* **Request**
Quote word for word the lines below, beginning with the first and ending with the one that has "from matplotlib.patches import Rectangle". Drop the pictures.

* **Data extract**

------------------------------------------------

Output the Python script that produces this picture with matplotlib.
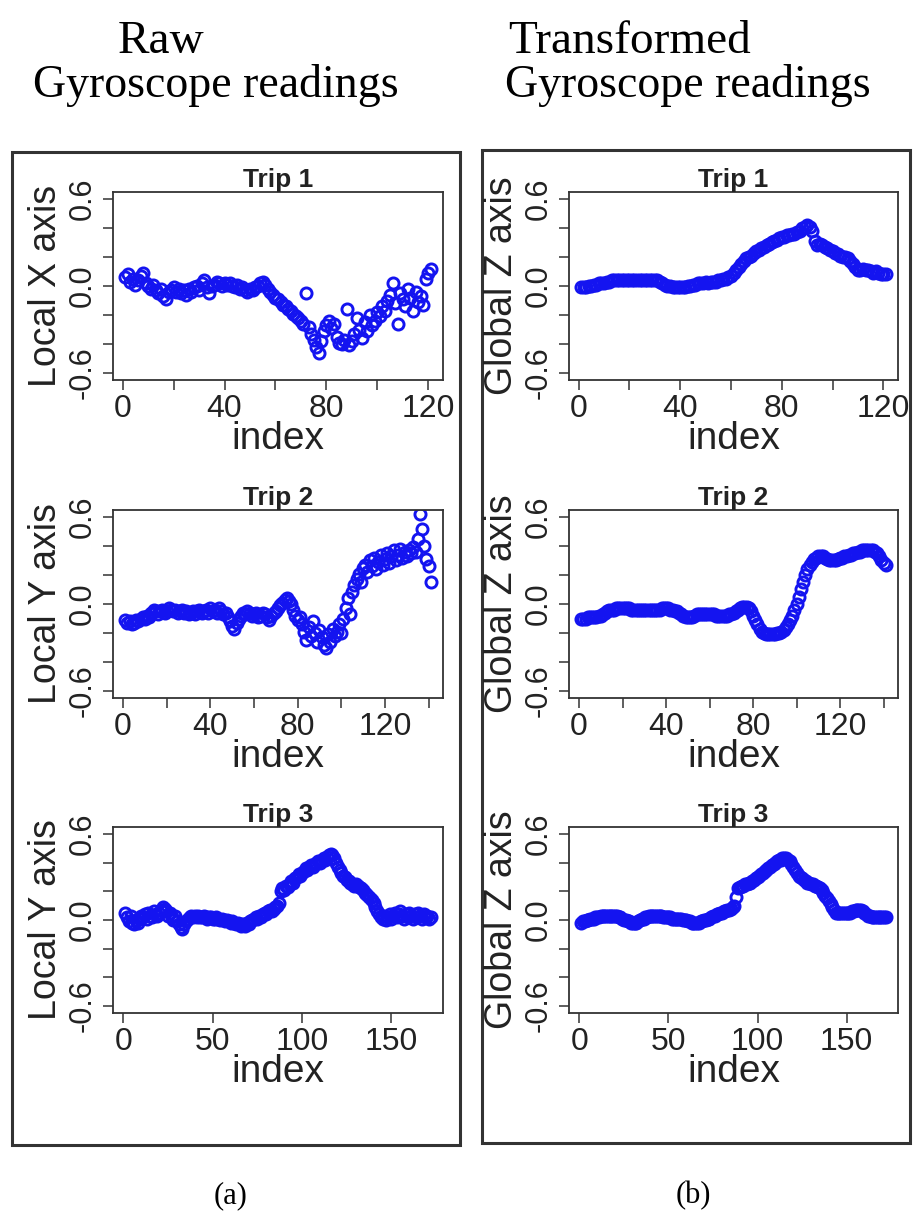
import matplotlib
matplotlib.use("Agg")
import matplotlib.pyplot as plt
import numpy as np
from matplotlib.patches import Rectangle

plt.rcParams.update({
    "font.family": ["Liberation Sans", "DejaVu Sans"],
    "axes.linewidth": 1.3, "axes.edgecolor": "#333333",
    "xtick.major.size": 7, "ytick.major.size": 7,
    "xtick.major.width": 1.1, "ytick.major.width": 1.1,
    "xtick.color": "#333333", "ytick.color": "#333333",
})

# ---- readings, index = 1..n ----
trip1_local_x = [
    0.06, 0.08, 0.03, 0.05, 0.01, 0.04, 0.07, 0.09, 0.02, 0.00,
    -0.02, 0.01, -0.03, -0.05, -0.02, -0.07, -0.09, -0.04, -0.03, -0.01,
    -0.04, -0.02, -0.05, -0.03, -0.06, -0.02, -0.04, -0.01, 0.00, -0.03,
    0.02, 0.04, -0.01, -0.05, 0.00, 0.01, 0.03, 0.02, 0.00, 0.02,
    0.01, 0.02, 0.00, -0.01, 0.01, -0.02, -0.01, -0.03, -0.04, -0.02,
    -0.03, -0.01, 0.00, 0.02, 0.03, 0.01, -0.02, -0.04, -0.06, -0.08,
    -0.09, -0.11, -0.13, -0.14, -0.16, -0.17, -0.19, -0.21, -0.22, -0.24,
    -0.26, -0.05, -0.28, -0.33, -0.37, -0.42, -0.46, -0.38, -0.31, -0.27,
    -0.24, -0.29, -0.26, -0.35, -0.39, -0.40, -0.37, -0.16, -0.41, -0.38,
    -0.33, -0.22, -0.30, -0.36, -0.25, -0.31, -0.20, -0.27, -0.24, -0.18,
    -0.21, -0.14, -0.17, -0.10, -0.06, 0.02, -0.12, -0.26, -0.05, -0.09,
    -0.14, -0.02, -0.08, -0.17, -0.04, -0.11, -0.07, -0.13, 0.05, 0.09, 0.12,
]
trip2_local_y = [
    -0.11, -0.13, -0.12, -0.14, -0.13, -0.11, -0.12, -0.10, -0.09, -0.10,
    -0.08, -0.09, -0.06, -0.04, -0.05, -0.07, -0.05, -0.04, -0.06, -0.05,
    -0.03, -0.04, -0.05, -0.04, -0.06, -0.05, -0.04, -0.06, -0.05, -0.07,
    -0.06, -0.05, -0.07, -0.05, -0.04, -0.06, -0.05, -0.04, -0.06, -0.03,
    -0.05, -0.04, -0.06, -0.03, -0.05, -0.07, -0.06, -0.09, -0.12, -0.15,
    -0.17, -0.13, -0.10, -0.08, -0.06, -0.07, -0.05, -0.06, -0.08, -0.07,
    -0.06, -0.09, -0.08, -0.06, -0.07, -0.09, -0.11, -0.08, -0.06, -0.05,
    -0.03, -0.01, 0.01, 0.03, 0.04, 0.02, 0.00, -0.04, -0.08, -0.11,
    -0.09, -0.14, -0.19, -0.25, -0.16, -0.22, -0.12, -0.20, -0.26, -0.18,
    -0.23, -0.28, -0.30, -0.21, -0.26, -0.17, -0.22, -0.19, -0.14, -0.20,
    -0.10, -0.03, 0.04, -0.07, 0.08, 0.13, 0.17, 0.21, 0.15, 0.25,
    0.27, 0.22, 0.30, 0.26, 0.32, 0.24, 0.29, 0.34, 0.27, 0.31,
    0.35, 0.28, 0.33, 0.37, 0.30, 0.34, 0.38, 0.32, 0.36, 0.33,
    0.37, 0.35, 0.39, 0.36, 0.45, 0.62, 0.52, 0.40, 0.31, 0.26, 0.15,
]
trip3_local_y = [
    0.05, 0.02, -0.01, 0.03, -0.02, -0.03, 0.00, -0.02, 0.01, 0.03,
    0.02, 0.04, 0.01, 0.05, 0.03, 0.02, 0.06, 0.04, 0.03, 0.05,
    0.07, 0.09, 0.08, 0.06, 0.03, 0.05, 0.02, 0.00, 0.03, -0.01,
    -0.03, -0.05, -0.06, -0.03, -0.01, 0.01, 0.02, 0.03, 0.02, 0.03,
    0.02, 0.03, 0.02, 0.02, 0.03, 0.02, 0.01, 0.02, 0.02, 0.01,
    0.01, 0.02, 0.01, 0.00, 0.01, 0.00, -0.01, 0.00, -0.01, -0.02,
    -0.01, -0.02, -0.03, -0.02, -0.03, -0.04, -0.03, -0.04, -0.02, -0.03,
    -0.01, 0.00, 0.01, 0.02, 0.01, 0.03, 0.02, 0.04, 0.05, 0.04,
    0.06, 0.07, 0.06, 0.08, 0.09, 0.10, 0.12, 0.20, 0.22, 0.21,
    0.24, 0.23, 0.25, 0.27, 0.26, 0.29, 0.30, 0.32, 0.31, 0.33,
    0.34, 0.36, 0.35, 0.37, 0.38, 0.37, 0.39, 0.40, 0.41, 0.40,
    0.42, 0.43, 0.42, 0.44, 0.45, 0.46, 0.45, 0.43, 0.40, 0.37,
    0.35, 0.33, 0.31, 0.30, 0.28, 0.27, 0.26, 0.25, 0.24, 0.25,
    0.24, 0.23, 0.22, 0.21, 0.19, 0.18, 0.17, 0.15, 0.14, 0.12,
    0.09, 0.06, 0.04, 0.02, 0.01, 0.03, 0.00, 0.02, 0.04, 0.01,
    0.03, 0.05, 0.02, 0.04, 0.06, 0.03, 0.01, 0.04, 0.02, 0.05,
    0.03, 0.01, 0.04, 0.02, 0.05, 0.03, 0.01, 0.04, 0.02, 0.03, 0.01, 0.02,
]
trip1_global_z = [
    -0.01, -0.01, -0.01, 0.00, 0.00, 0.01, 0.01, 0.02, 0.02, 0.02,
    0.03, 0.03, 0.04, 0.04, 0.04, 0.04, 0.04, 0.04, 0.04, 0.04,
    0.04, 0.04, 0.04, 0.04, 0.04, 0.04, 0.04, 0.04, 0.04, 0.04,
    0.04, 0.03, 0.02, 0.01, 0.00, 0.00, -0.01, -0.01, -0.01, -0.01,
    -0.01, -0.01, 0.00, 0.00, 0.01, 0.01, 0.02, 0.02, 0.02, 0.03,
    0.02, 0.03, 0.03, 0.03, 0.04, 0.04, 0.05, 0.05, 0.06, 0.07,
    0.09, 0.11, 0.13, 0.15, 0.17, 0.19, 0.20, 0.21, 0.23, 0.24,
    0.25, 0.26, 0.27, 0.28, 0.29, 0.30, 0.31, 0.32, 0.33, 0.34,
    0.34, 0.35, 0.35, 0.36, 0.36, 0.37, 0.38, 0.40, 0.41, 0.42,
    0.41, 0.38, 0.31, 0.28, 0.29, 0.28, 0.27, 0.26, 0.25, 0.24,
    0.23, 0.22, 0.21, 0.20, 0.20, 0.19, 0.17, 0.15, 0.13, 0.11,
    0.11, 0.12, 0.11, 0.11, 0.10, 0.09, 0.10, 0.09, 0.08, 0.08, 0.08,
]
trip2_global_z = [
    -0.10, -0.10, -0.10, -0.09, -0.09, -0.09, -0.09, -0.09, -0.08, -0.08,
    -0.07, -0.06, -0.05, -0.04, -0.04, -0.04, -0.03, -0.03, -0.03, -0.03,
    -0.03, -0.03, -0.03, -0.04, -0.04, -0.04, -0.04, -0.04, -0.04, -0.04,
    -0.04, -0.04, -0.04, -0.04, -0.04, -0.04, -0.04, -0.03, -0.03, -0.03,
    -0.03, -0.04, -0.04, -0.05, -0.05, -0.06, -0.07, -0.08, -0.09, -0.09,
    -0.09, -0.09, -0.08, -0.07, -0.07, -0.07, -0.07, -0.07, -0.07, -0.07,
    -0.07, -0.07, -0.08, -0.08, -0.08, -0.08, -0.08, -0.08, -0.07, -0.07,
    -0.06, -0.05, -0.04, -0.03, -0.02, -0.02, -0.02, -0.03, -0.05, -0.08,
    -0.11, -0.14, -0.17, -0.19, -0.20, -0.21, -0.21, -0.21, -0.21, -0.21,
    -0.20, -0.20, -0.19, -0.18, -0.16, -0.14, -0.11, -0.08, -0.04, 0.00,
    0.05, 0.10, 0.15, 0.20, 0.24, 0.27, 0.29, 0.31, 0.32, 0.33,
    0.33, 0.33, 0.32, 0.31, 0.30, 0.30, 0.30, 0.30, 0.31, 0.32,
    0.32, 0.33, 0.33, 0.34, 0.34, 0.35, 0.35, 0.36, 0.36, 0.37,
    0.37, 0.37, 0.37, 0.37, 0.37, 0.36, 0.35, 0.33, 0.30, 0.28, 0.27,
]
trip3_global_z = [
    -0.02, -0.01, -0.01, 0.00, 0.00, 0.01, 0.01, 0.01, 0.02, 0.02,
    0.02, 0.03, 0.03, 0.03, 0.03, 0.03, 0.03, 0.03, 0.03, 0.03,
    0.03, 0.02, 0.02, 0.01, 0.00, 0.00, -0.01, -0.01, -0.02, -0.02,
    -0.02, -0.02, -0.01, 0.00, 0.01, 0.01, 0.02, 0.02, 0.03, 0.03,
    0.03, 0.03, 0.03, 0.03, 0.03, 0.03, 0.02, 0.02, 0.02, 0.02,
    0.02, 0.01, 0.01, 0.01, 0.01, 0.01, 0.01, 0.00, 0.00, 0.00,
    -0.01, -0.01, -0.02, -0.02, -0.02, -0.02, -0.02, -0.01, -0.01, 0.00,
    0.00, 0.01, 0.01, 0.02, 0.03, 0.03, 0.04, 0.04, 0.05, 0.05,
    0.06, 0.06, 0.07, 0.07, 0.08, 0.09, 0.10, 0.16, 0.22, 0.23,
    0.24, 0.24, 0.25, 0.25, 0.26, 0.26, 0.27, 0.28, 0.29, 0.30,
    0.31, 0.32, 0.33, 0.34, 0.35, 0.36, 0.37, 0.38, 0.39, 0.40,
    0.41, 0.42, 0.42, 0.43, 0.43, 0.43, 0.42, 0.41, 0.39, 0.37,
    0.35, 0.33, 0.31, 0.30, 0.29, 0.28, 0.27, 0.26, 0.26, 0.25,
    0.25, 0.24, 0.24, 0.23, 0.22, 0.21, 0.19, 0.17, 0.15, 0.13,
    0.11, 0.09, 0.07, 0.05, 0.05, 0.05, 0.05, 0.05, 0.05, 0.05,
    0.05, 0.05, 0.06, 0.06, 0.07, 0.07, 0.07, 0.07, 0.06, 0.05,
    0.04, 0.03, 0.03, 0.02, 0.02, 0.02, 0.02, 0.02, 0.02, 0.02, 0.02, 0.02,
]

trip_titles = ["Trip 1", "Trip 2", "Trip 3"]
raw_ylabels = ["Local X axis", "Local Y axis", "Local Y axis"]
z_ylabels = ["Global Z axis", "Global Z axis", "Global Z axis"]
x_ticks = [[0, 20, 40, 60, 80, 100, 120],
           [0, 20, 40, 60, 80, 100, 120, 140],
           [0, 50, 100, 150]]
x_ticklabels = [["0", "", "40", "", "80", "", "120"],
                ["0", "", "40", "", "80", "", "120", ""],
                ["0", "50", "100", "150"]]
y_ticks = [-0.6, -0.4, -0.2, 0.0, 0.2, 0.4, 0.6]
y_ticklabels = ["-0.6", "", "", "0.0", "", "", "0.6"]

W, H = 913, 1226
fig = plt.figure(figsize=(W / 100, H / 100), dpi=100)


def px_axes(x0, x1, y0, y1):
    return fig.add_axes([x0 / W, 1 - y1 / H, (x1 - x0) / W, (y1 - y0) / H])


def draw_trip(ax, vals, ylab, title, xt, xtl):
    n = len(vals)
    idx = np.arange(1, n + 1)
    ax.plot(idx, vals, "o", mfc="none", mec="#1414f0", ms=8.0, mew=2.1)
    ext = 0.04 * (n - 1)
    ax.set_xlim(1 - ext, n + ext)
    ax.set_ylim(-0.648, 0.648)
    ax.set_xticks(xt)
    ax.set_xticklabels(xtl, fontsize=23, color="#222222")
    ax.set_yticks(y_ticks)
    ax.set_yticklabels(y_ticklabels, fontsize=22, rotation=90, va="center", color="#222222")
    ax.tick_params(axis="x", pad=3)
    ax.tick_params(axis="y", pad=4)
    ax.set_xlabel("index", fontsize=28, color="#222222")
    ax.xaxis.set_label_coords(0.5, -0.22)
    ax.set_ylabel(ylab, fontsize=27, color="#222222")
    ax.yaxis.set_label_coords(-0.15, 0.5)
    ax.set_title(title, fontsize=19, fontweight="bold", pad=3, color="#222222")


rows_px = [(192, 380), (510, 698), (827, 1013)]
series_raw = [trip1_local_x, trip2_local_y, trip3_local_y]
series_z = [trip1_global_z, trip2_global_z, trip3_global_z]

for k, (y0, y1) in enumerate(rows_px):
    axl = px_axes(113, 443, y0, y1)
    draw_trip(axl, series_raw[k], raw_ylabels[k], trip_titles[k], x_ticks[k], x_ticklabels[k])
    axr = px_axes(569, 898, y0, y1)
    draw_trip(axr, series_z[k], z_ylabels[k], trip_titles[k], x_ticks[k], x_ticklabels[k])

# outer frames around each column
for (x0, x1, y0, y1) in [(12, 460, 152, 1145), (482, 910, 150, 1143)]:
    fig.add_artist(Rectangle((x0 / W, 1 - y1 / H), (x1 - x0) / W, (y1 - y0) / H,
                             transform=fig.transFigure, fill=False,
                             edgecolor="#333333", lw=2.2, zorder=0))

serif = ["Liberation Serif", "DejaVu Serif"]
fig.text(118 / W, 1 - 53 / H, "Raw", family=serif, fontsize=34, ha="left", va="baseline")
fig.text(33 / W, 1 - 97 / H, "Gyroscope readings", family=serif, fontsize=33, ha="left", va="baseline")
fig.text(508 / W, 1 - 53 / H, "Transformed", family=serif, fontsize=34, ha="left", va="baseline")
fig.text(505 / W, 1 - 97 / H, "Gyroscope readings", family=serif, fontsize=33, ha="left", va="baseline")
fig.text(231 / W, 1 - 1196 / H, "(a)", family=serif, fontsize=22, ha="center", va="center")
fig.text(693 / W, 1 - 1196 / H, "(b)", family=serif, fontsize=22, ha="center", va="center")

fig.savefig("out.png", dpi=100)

------------------------------------------------

* **Answer to this exercise**
Output the Python script that produces this picture with matplotlib.
import matplotlib
matplotlib.use("Agg")
import matplotlib.pyplot as plt
import numpy as np
from matplotlib.patches import Rectangle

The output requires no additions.